Una Carmen trasgressiva?
Musica di Georges Bizet. Milano, Teatro alla Scala.
Polemiche il 7 dicembre scorso per la regia di Emma Dante. Ma cercare di attualizzare l’opera è liberarla dalla routine di regie datate. Certo, Carmen, gitana libera da tutti, anche dall’amore, per cui rinuncia alla vita, è materia per un allestimento puntato al fosco. Emma Dante ci ha messo una sicilianità vera, creando un mondo barocco di contorno alla vicenda Carmen-don Josè, suonato a molti sviante rispetto all’opera di Bizet.
Tra preti, crocifissi, un tentato stupro di Carmen e lei stessa sgozzata tra un gruppo di prefiche: ce n’era abbastanza per i puristi. Ma il fatalismo è dentro la storia di Carmen e giustifica, a parte gli eccessi, la scelta della regista.
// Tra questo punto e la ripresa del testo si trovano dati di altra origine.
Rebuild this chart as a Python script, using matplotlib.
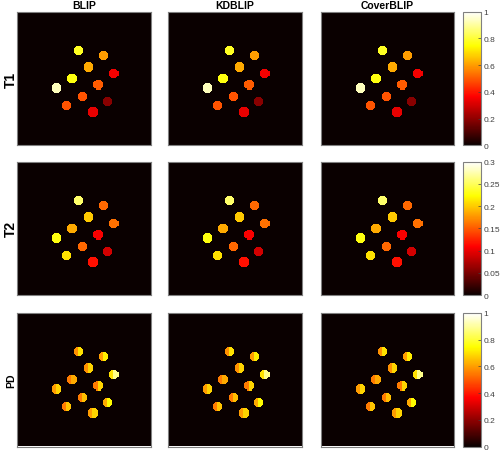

È mancato lo spirito integrale di Bizet. L’opera è del 1875: anni di fascinazione esotica degli artisti. Bizet si inventa una Spagna del tutto musicale: c’è il dramma e ci sono leggerezza, lirismo, folclore, mistero. Nasce un’opera di raro equilibrio scenico e musicale: viva.
Ma Baremboim, direttore forse sopravvalutato, ha puntato ad un tragedismo lento e wagneriano. Bravi però i cantanti-attori, Anita Rachvelishvili, Jonas Kaufmann, Erwin Schott, l’orchestra e il coro.